Blair and Jill married fairly young, at 20, so they are already at the stage where the kids are becoming more independent and they can concentrate more on the business. “I stayed home and raised our kids and I had a daycare,” Jill says. “Then as they got older, I started coming here more and more. We thought someone else should know how to do the books, so I learned that end of things. Now I seem to be coming here full time. I’m not sure how that happened. I didn’t agree to that,” she says, laughing.

“That is one of our things,” Blair says: “if a customer ever asks us, the answer is always ‘yes.’ ” That can-do philosophy is not just talk; the Holtsmans say they have never let a client down. “A new customer will phone and they ask, ‘What happens if this does not get done in time?’ ” Jill says. “It is a hard question to answer because we have never not finished in time.”

Blair jumps in: “We have never, ever not been done.”

Jill continues, “It comes close; you are vacuuming and doing final touches all night and the show opens and you are going out this door as they come in that door…”

“…but we have never not been able to meet a deadline,” Blair says.

Blair’s determination to satisfy the customer is both his motivation for being in the business and the reason for Hub City’s success. “One year, I painted a fishing line with black marker because it showed up on camera,” he says. “That is how detail-oriented we get. [Our client] had those portable walls that fold. They have a silver bar between them where the two sections join. The cameras picked up a glare off that, so they said, ‘You guys have to figure out how to make that disappear.’ So that was my job.
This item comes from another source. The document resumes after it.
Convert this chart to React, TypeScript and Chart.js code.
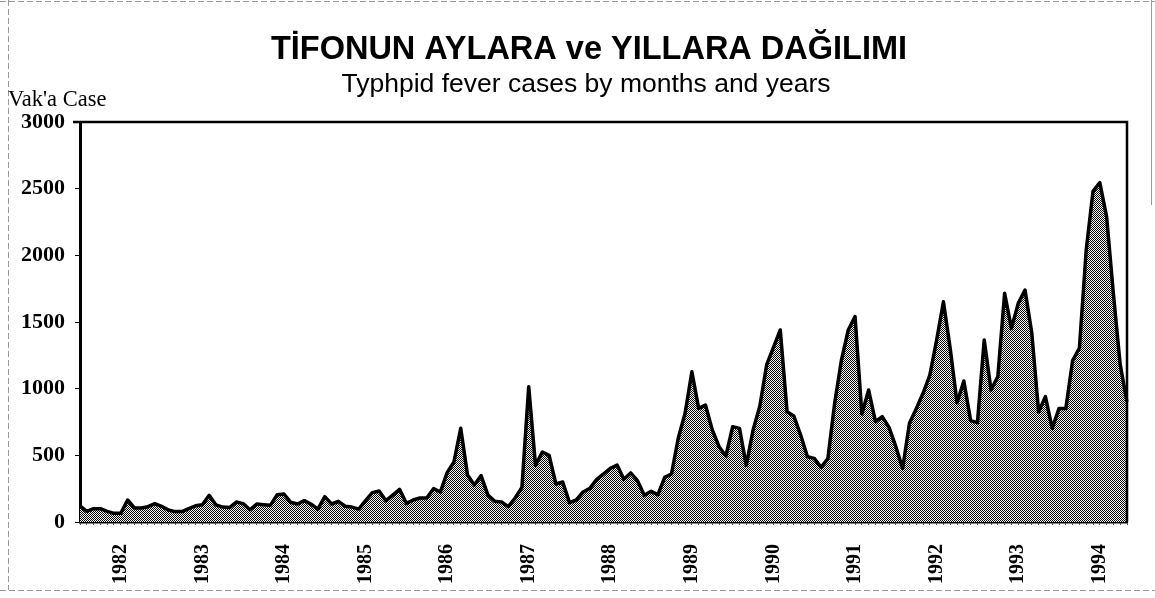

I ended up putting a strip of tan Velcro on the silver and it blended perfectly with the wall and you couldn’t even see it.” Blair says finding solutions like this is what gets him out of bed in the morning. “What works really well for me is, I love working with people. I love trying to figure out what they need and to be able to solve their problems and issues. I got a hug today from a customer because she really liked what we do.”